### THE REQUEST
Please output every line of the material as it stands, without the pictures.

### COLLECTED DATA
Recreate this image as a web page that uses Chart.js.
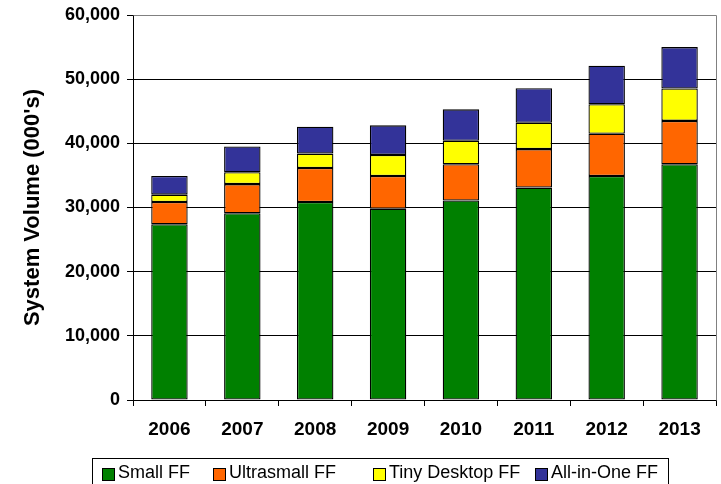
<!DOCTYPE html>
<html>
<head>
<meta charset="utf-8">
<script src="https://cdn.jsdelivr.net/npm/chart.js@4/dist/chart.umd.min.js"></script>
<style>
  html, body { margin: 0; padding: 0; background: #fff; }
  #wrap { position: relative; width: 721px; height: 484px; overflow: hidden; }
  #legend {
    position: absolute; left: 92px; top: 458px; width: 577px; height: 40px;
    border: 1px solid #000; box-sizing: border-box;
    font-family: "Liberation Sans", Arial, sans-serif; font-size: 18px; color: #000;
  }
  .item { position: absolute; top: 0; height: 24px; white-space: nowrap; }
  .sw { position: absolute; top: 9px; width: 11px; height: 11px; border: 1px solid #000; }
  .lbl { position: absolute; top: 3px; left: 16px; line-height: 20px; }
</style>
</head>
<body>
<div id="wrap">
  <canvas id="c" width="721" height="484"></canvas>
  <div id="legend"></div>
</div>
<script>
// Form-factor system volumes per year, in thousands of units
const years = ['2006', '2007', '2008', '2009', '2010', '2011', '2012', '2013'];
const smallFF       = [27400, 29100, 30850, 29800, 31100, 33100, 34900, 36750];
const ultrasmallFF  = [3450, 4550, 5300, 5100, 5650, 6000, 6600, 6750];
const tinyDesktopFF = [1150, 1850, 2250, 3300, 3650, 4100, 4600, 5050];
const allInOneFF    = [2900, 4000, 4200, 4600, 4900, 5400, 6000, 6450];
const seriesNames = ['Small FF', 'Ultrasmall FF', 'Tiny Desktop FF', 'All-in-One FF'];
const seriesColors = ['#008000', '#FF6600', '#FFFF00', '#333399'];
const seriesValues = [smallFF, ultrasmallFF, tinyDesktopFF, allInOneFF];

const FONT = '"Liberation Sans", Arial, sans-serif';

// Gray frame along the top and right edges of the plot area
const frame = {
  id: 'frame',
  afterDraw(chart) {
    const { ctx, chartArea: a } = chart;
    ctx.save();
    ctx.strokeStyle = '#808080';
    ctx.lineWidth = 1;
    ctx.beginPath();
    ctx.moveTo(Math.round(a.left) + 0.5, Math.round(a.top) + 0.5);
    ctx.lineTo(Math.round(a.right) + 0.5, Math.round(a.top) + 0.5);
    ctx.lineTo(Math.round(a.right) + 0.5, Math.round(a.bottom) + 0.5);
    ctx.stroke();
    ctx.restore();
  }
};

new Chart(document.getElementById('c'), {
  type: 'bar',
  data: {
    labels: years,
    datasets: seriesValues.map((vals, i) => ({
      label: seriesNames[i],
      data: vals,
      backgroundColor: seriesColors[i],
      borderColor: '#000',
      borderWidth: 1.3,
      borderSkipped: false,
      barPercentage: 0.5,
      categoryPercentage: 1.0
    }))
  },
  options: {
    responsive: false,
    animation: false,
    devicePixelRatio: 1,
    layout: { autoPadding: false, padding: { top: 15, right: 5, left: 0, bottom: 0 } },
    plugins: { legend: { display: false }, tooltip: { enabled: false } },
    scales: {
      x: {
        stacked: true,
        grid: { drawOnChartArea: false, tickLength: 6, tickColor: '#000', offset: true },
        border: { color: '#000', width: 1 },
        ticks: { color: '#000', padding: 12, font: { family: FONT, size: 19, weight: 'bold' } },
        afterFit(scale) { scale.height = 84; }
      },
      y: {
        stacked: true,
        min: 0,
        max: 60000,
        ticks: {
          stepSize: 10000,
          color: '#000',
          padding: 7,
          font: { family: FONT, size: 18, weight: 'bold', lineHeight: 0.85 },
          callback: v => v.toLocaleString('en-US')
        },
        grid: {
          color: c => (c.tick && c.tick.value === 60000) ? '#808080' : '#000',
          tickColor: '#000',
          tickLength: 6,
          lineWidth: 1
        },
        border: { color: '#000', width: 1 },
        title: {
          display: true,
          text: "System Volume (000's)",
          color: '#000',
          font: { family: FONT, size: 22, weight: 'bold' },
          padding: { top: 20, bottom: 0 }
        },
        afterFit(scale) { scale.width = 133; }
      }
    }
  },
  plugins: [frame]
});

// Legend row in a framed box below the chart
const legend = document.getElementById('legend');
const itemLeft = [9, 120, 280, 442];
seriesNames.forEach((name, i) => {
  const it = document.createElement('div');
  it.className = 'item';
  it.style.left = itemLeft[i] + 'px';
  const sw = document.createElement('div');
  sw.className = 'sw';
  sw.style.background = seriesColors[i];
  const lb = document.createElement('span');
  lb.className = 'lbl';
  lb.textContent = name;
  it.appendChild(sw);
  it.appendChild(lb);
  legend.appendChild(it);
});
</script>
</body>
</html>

### SOLUTION TO THE PROBLEM
Recreate this image as a web page that uses Chart.js.
<!DOCTYPE html>
<html>
<head>
<meta charset="utf-8">
<script src="https://cdn.jsdelivr.net/npm/chart.js@4/dist/chart.umd.min.js"></script>
<style>
  html, body { margin: 0; padding: 0; background: #fff; }
  #wrap { position: relative; width: 721px; height: 484px; overflow: hidden; }
  #legend {
    position: absolute; left: 92px; top: 458px; width: 577px; height: 40px;
    border: 1px solid #000; box-sizing: border-box;
    font-family: "Liberation Sans", Arial, sans-serif; font-size: 18px; color: #000;
  }
  .item { position: absolute; top: 0; height: 24px; white-space: nowrap; }
  .sw { position: absolute; top: 9px; width: 11px; height: 11px; border: 1px solid #000; }
  .lbl { position: absolute; top: 3px; left: 16px; line-height: 20px; }
</style>
</head>
<body>
<div id="wrap">
  <canvas id="c" width="721" height="484"></canvas>
  <div id="legend"></div>
</div>
<script>
// Form-factor system volumes per year, in thousands of units
const years = ['2006', '2007', '2008', '2009', '2010', '2011', '2012', '2013'];
const smallFF       = [27400, 29100, 30850, 29800, 31100, 33100, 34900, 36750];
const ultrasmallFF  = [3450, 4550, 5300, 5100, 5650, 6000, 6600, 6750];
const tinyDesktopFF = [1150, 1850, 2250, 3300, 3650, 4100, 4600, 5050];
const allInOneFF    = [2900, 4000, 4200, 4600, 4900, 5400, 6000, 6450];
const seriesNames = ['Small FF', 'Ultrasmall FF', 'Tiny Desktop FF', 'All-in-One FF'];
const seriesColors = ['#008000', '#FF6600', '#FFFF00', '#333399'];
const seriesValues = [smallFF, ultrasmallFF, tinyDesktopFF, allInOneFF];

const FONT = '"Liberation Sans", Arial, sans-serif';

// Gray frame along the top and right edges of the plot area
const frame = {
  id: 'frame',
  afterDraw(chart) {
    const { ctx, chartArea: a } = chart;
    ctx.save();
    ctx.strokeStyle = '#808080';
    ctx.lineWidth = 1;
    ctx.beginPath();
    ctx.moveTo(Math.round(a.left) + 0.5, Math.round(a.top) + 0.5);
    ctx.lineTo(Math.round(a.right) + 0.5, Math.round(a.top) + 0.5);
    ctx.lineTo(Math.round(a.right) + 0.5, Math.round(a.bottom) + 0.5);
    ctx.stroke();
    ctx.restore();
  }
};

new Chart(document.getElementById('c'), {
  type: 'bar',
  data: {
    labels: years,
    datasets: seriesValues.map((vals, i) => ({
      label: seriesNames[i],
      data: vals,
      backgroundColor: seriesColors[i],
      borderColor: '#000',
      borderWidth: 1.3,
      borderSkipped: false,
      barPercentage: 0.5,
      categoryPercentage: 1.0
    }))
  },
  options: {
    responsive: false,
    animation: false,
    devicePixelRatio: 1,
    layout: { autoPadding: false, padding: { top: 15, right: 5, left: 0, bottom: 0 } },
    plugins: { legend: { display: false }, tooltip: { enabled: false } },
    scales: {
      x: {
        stacked: true,
        grid: { drawOnChartArea: false, tickLength: 6, tickColor: '#000', offset: true },
        border: { color: '#000', width: 1 },
        ticks: { color: '#000', padding: 12, font: { family: FONT, size: 19, weight: 'bold' } },
        afterFit(scale) { scale.height = 84; }
      },
      y: {
        stacked: true,
        min: 0,
        max: 60000,
        ticks: {
          stepSize: 10000,
          color: '#000',
          padding: 7,
          font: { family: FONT, size: 18, weight: 'bold', lineHeight: 0.85 },
          callback: v => v.toLocaleString('en-US')
        },
        grid: {
          color: c => (c.tick && c.tick.value === 60000) ? '#808080' : '#000',
          tickColor: '#000',
          tickLength: 6,
          lineWidth: 1
        },
        border: { color: '#000', width: 1 },
        title: {
          display: true,
          text: "System Volume (000's)",
          color: '#000',
          font: { family: FONT, size: 22, weight: 'bold' },
          padding: { top: 20, bottom: 0 }
        },
        afterFit(scale) { scale.width = 133; }
      }
    }
  },
  plugins: [frame]
});

// Legend row in a framed box below the chart
const legend = document.getElementById('legend');
const itemLeft = [9, 120, 280, 442];
seriesNames.forEach((name, i) => {
  const it = document.createElement('div');
  it.className = 'item';
  it.style.left = itemLeft[i] + 'px';
  const sw = document.createElement('div');
  sw.className = 'sw';
  sw.style.background = seriesColors[i];
  const lb = document.createElement('span');
  lb.className = 'lbl';
  lb.textContent = name;
  it.appendChild(sw);
  it.appendChild(lb);
  legend.appendChild(it);
});
</script>
</body>
</html>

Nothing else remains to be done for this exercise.